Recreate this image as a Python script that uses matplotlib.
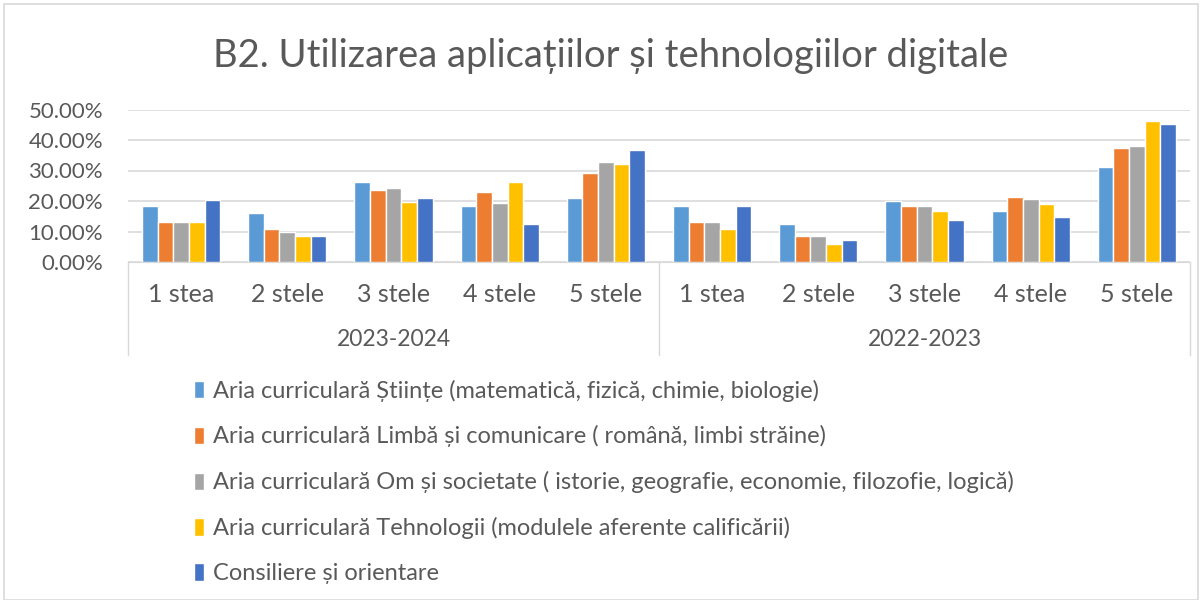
import matplotlib.pyplot as plt
from matplotlib.patches import Rectangle
from matplotlib.ticker import PercentFormatter
import numpy as np

plt.rcParams['font.family'] = ['Lato', 'DejaVu Sans']

years = ['2023-2024', '2022-2023']
stars = ['1 stea', '2 stele', '3 stele', '4 stele', '5 stele']

series_names = [
    'Aria curriculară Științe (matematică, fizică, chimie, biologie)',
    'Aria curriculară Limbă și comunicare ( română, limbi străine)',
    'Aria curriculară Om și societate ( istorie, geografie, economie, filozofie, logică)',
    'Aria curriculară Tehnologii (modulele aferente calificării)',
    'Consiliere și orientare',
]
colors = ['#5B9BD5', '#ED7D31', '#A5A5A5', '#FFC000', '#4472C4']

# values in %, 10 categories (5 per school year)
stiinte = [18.2, 16.0, 26.1, 18.2, 21.1, 18.5, 12.6, 20.1, 16.8, 31.2]
limba = [13.0, 10.9, 23.7, 22.8, 29.1, 13.0, 8.4, 18.5, 21.4, 37.5]
om_soc = [13.0, 9.7, 24.1, 19.5, 32.9, 13.0, 8.4, 18.5, 20.7, 37.9]
tehno = [13.0, 8.4, 19.8, 26.1, 32.1, 10.9, 5.9, 16.8, 18.9, 46.3]
consil = [20.2, 8.4, 21.1, 12.3, 36.7, 18.2, 7.2, 13.9, 14.8, 45.1]
all_series = [stiinte, limba, om_soc, tehno, consil]

txt = '#595959'
fig = plt.figure(figsize=(12.03, 6), dpi=100)
ax = fig.add_axes([128 / 1203, 1 - 262 / 600, (1190 - 128) / 1203, 152.5 / 600])

x = np.arange(len(years) * len(stars))
w = 0.147
handles = []
for i, (vals, c) in enumerate(zip(all_series, colors)):
    b = ax.bar(x + (i - 2) * w, np.array(vals) / 100, width=w, color=c,
               edgecolor='white', linewidth=1, zorder=3)
    handles.append(b)

ax.set_xlim(-0.5, len(x) - 0.5)
ax.set_ylim(0, 0.5)
ax.set_yticks(np.arange(0, 0.51, 0.1))
ax.yaxis.set_major_formatter(PercentFormatter(xmax=1, decimals=2))
ax.grid(axis='y', color='#D9D9D9', linewidth=1.2, zorder=0)
for s in ['top', 'right', 'left']:
    ax.spines[s].set_visible(False)
ax.spines['bottom'].set_color('#D9D9D9')
ax.tick_params(axis='y', length=0, pad=18, labelsize=16, labelcolor=txt)
ax.set_xticks(x)
ax.set_xticklabels(stars * len(years))
ax.tick_params(axis='x', length=0, pad=15, labelsize=18, labelcolor=txt)

# group separators and year labels
tr = ax.get_xaxis_transform()
for sx in [-0.5, 4.5, 9.5]:
    ax.plot([sx, sx], [0, -0.61], color='#D9D9D9', linewidth=1, transform=tr, clip_on=False)
for g, yr in enumerate(years):
    ax.text(g * 5 + 2, -0.51, yr, transform=tr, ha='center', va='center',
            fontsize=16.5, color=txt)

fig.text(611 / 1203, 1 - 56 / 600, 'B2. Utilizarea aplicațiilor și tehnologiilor digitale',
         ha='center', va='center', fontsize=27.5, color=txt)

fig.legend(handles, series_names, loc='upper left',
           bbox_to_anchor=(185 / 1203, 1 - 370 / 600), frameon=False,
           fontsize=17, labelcolor=txt, handlelength=0.42, handleheight=0.75,
           handletextpad=0.35, labelspacing=1.01, borderaxespad=0)

fig.patches.append(Rectangle((4 / 1203, 0), 1194 / 1203, 1 - 4 / 600,
                             transform=fig.transFigure, fill=False,
                             edgecolor='#D9D9D9', linewidth=1.2))

fig.savefig('out.png', dpi=100)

-----

Goal of the exercise
Copy out all of the data word for word. Do not carry over any picture.

Answer below
Recreate this image as a Python script that uses matplotlib.
import matplotlib.pyplot as plt
from matplotlib.patches import Rectangle
from matplotlib.ticker import PercentFormatter
import numpy as np

plt.rcParams['font.family'] = ['Lato', 'DejaVu Sans']

years = ['2023-2024', '2022-2023']
stars = ['1 stea', '2 stele', '3 stele', '4 stele', '5 stele']

series_names = [
    'Aria curriculară Științe (matematică, fizică, chimie, biologie)',
    'Aria curriculară Limbă și comunicare ( română, limbi străine)',
    'Aria curriculară Om și societate ( istorie, geografie, economie, filozofie, logică)',
    'Aria curriculară Tehnologii (modulele aferente calificării)',
    'Consiliere și orientare',
]
colors = ['#5B9BD5', '#ED7D31', '#A5A5A5', '#FFC000', '#4472C4']

# values in %, 10 categories (5 per school year)
stiinte = [18.2, 16.0, 26.1, 18.2, 21.1, 18.5, 12.6, 20.1, 16.8, 31.2]
limba = [13.0, 10.9, 23.7, 22.8, 29.1, 13.0, 8.4, 18.5, 21.4, 37.5]
om_soc = [13.0, 9.7, 24.1, 19.5, 32.9, 13.0, 8.4, 18.5, 20.7, 37.9]
tehno = [13.0, 8.4, 19.8, 26.1, 32.1, 10.9, 5.9, 16.8, 18.9, 46.3]
consil = [20.2, 8.4, 21.1, 12.3, 36.7, 18.2, 7.2, 13.9, 14.8, 45.1]
all_series = [stiinte, limba, om_soc, tehno, consil]

txt = '#595959'
fig = plt.figure(figsize=(12.03, 6), dpi=100)
ax = fig.add_axes([128 / 1203, 1 - 262 / 600, (1190 - 128) / 1203, 152.5 / 600])

x = np.arange(len(years) * len(stars))
w = 0.147
handles = []
for i, (vals, c) in enumerate(zip(all_series, colors)):
    b = ax.bar(x + (i - 2) * w, np.array(vals) / 100, width=w, color=c,
               edgecolor='white', linewidth=1, zorder=3)
    handles.append(b)

ax.set_xlim(-0.5, len(x) - 0.5)
ax.set_ylim(0, 0.5)
ax.set_yticks(np.arange(0, 0.51, 0.1))
ax.yaxis.set_major_formatter(PercentFormatter(xmax=1, decimals=2))
ax.grid(axis='y', color='#D9D9D9', linewidth=1.2, zorder=0)
for s in ['top', 'right', 'left']:
    ax.spines[s].set_visible(False)
ax.spines['bottom'].set_color('#D9D9D9')
ax.tick_params(axis='y', length=0, pad=18, labelsize=16, labelcolor=txt)
ax.set_xticks(x)
ax.set_xticklabels(stars * len(years))
ax.tick_params(axis='x', length=0, pad=15, labelsize=18, labelcolor=txt)

# group separators and year labels
tr = ax.get_xaxis_transform()
for sx in [-0.5, 4.5, 9.5]:
    ax.plot([sx, sx], [0, -0.61], color='#D9D9D9', linewidth=1, transform=tr, clip_on=False)
for g, yr in enumerate(years):
    ax.text(g * 5 + 2, -0.51, yr, transform=tr, ha='center', va='center',
            fontsize=16.5, color=txt)

fig.text(611 / 1203, 1 - 56 / 600, 'B2. Utilizarea aplicațiilor și tehnologiilor digitale',
         ha='center', va='center', fontsize=27.5, color=txt)

fig.legend(handles, series_names, loc='upper left',
           bbox_to_anchor=(185 / 1203, 1 - 370 / 600), frameon=False,
           fontsize=17, labelcolor=txt, handlelength=0.42, handleheight=0.75,
           handletextpad=0.35, labelspacing=1.01, borderaxespad=0)

fig.patches.append(Rectangle((4 / 1203, 0), 1194 / 1203, 1 - 4 / 600,
                             transform=fig.transFigure, fill=False,
                             edgecolor='#D9D9D9', linewidth=1.2))

fig.savefig('out.png', dpi=100)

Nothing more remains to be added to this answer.